Pista foi fechada após barreira ceder e ameaçar desabar em casas
FOTO: LARISSA BASTOS
De acordo com o Corpo de Bombeiros e a Coordenação da Defesa Civil Estadual, o município foi o segundo mais prejudicado no interior do Estado. Ao todo, 24 áreas afetadas pelo temporal, deixando 300 pessoas desabrigadas e quatro mil desalojadas – 25 ainda acabaram feridas.
Em Marechal a situação é ainda pior: 14.970 atingidos. Mais de seis mil famílias estão desabrigadas, parte delas alocada em espaços designados pela prefeitura. Outros foram para a casa de parentes, mas ainda com precariedade. Até quem conseguiu uma moradia no conjunto entregue emergencialmente no fim de semana passa dificuldades.
Nos abrigos, o aperto é grande. “Aqui no quarto onde a gente está a maioria das pessoas perdeu o fogão, porque entrou água. Só um fogão está funcionando. A gente está dividindo pra 25 pessoas. São oito famílias nesse cômodo”, diz Yasmin Araújo, morando por lá já há uma semana.
Com tanta gente dividindo espaços tão pequenos, fica difícil manter a estrutura funcionando. “Estamos sem privacidade. Os banheiros estão alagados, então entra mulher, homem. A situação é horrível e quando lava roupa enche tudo. Fica pior do que onde a gente estava”, conta Maria do Carmo.
Os dois, assim como outros 25, estão na lista dos municípios que decretaram situação de emergência. Já preencheram o Financiamento Especial para o Desenvolvimento (Fide) e esperam a liberação de recursos do governo federal. Os valores ainda não foram definidos e, enquanto isso, eles contam com a ajuda de um hospital de campanha do Exército, estrutura montada no Polo Industrial.
O prefeito de Pilar, Renato Filho (PSDB), diz não saber o que fazer enquanto aguarda a verba. “As pessoas estão sem geladeira, cama, armário e eu, sinceramente, estou sem saber como lidar com essa situação. Se eu fizer para um, vou ter que fazer para todos”, ressalta.
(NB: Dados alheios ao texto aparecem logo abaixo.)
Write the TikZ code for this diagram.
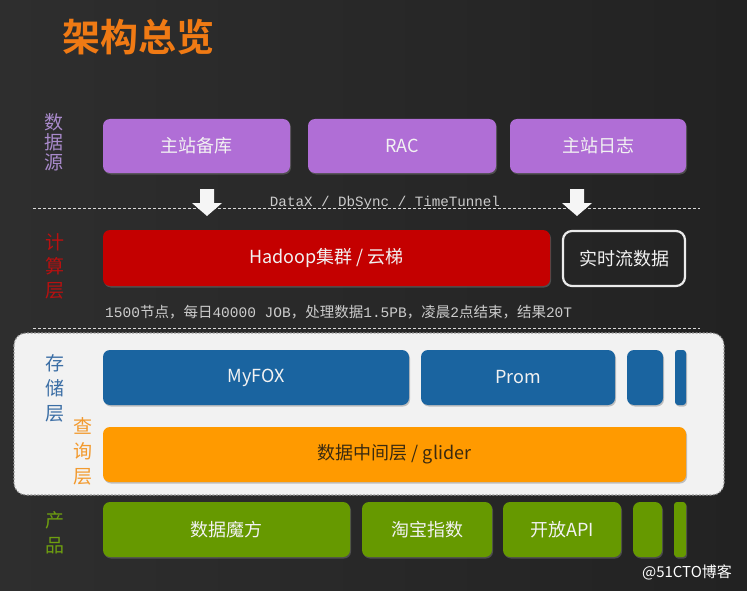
\documentclass[tikz,border=0pt]{standalone}
\usepackage{fontspec}
\setmainfont{Noto Sans CJK SC}
\newfontfamily\cjkbold{Noto Sans CJK SC Bold}
\newfontfamily\monofont{Liberation Mono}
\usetikzlibrary{shadows}
\definecolor{bgl}{HTML}{2E2E2E}
\definecolor{bgm}{HTML}{424242}
\definecolor{bgr}{HTML}{222222}
\definecolor{titleor}{HTML}{F07A14}
\definecolor{purp}{HTML}{B06ED6}
\definecolor{purplab}{HTML}{A98ACB}
\definecolor{redbox}{HTML}{C40000}
\definecolor{redlab}{HTML}{B81010}
\definecolor{bluebox}{HTML}{1A64A0}
\definecolor{bluelab}{HTML}{3B6EA5}
\definecolor{orbox}{HTML}{FF9A00}
\definecolor{orlab}{HTML}{F29A2E}
\definecolor{ortext}{HTML}{3A2A10}
\definecolor{grbox}{HTML}{669900}
\definecolor{grlab}{HTML}{6E9E10}
\definecolor{panel}{HTML}{F2F2F2}
\definecolor{boxtext}{HTML}{F2F2F2}
\begin{document}
\begin{tikzpicture}[x=1pt,y=-1pt,
  box/.style={rounded corners=7pt, inner sep=0pt, text=boxtext,
    font=\fontsize{18}{18}\selectfont,
    drop shadow={shadow xshift=1pt, shadow yshift=-1.5pt, opacity=0.45}},
  pbox/.style={box, fill=purp, minimum height=54pt},
  bbox/.style={box, fill=bluebox, minimum height=55pt},
  gbox/.style={box, fill=grbox, minimum height=55pt},
  vlab/.style={align=center, inner sep=0pt, font=\fontsize{19}{#1}\selectfont},
  sep/.style={draw=white!85!black, line width=0.9pt, dash pattern=on 3pt off 2pt},
  blockarrow/.style={fill=white!96!black}
]
\useasboundingbox (0,0) rectangle (747,591);
\shade[left color=bgl, middle color=bgm, right color=bgr] (0,0) rectangle (747,591);
\shade[top color=black, bottom color=black, middle color=black, opacity=0] (0,0) rectangle (747,591);

% title
\node (title) [text=titleor, font=\cjkbold\fontsize{38}{38}\selectfont] at (138,37) {架构总览};

% layer labels
\node (l1) [vlab=20, text=purplab] at (54,142) {数\\据\\源};
\node (l2) [vlab=24, text=redlab] at (55,266) {计\\算\\层};

% data sources
\node (s1) [pbox, minimum width=187pt] at (196.5,146) {主站备库};
\node (s2) [pbox, minimum width=188pt] at (402,146) {RAC};
\node (s3) [pbox, minimum width=176pt] at (598,146) {主站日志};

% separator 1
\coordinate (d1a) at (33,208);
\coordinate (d1b) at (700,208);
\draw[sep] (d1a) -- (d1b);
\node (tools) [text=white!80!black, font=\monofont\fontsize{14.2}{14.2}\selectfont, anchor=base] at (385,206) {DataX / DbSync / TimeTunnel};

% block arrows
\fill[blockarrow] (200,189) -- (214,189) -- (214,203) -- (222,203) -- (207,216) -- (192,203) -- (200,203) -- cycle;
\fill[blockarrow] (570,189) -- (584,189) -- (584,203) -- (592,203) -- (577,216) -- (562,203) -- (570,203) -- cycle;

% compute
\node (hadoop) [box, fill=redbox, minimum width=447pt, minimum height=56pt] at (326.5,258) {Hadoop集群 / 云梯};
\node (stream) [rounded corners=9pt, draw=white!92!black, line width=2.2pt, minimum width=122pt, minimum height=55pt, text=boxtext, font=\fontsize{18}{18}\selectfont] at (624,258.5) {实时流数据};

\node (stats) [anchor=base west, inner sep=0pt, text=white!80!black, font=\fontsize{14.5}{14.5}\selectfont] at (105,317)
  {{\monofont 1500}节点，每日{\monofont 40000 JOB}，处理数据{\monofont 1.5PB}，凌晨{\monofont 2}点结束，结果{\monofont 20T}};

% separator 2
\coordinate (d2a) at (33,328);
\coordinate (d2b) at (700,328);
\draw[sep] (d2a) -- (d2b);

% storage / query panel
\draw[fill=panel, draw=black!40, line width=1.1pt, dash pattern=on 2pt off 1.5pt, rounded corners=12pt] (14,333) rectangle (724,495);
\node (l3) [vlab=25, text=bluelab] at (55,388) {存\\储\\层};
\node (l4) [vlab=25, text=orlab] at (83,451) {查\\询\\层};

\node (myfox) [bbox, minimum width=306pt] at (256,377.5) {MyFOX};
\node (prom) [bbox, minimum width=194pt] at (518,377.5) {Prom};
\node (st3) [bbox, minimum width=36pt] at (645,377.5) {};
\node (st4) [bbox, minimum width=11pt, rounded corners=3pt] at (680.5,377.5) {};

\node (glider) [box, fill=orbox, text=ortext, minimum width=583pt, minimum height=55pt] at (394.5,454.5) {数据中间层 / glider};

% products
\node (l5) [vlab=25, text=grlab] at (55,533) {产\\品};
\node (p1) [gbox, minimum width=247pt] at (226.5,529.5) {数据魔方};
\node (p2) [gbox, minimum width=130pt] at (427,529.5) {淘宝指数};
\node (p3) [gbox, minimum width=118pt] at (562,529.5) {开放API};
\node (p4) [gbox, minimum width=29pt] at (647.5,529.5) {};
\node (p5) [gbox, minimum width=12pt, rounded corners=3pt] at (680,529.5) {};

% watermark
\node (wm) [text=white, font=\fontsize{15}{15}\selectfont] at (687,572) {@51CTO博客};
\end{tikzpicture}
\end{document}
A população parece tão perdida quanto ele. “Ainda não sei o que fazer. Já tinham nos avisado antes desse risco de desabar, porque quando chove fica perigoso, mas nunca tinha acontecido nada desse jeito. Tem 39 anos que moro aqui e agora estou de aluguel, ainda esperando o que pode ser feito”, acrescenta William, enquanto remexe nos escombros da casa.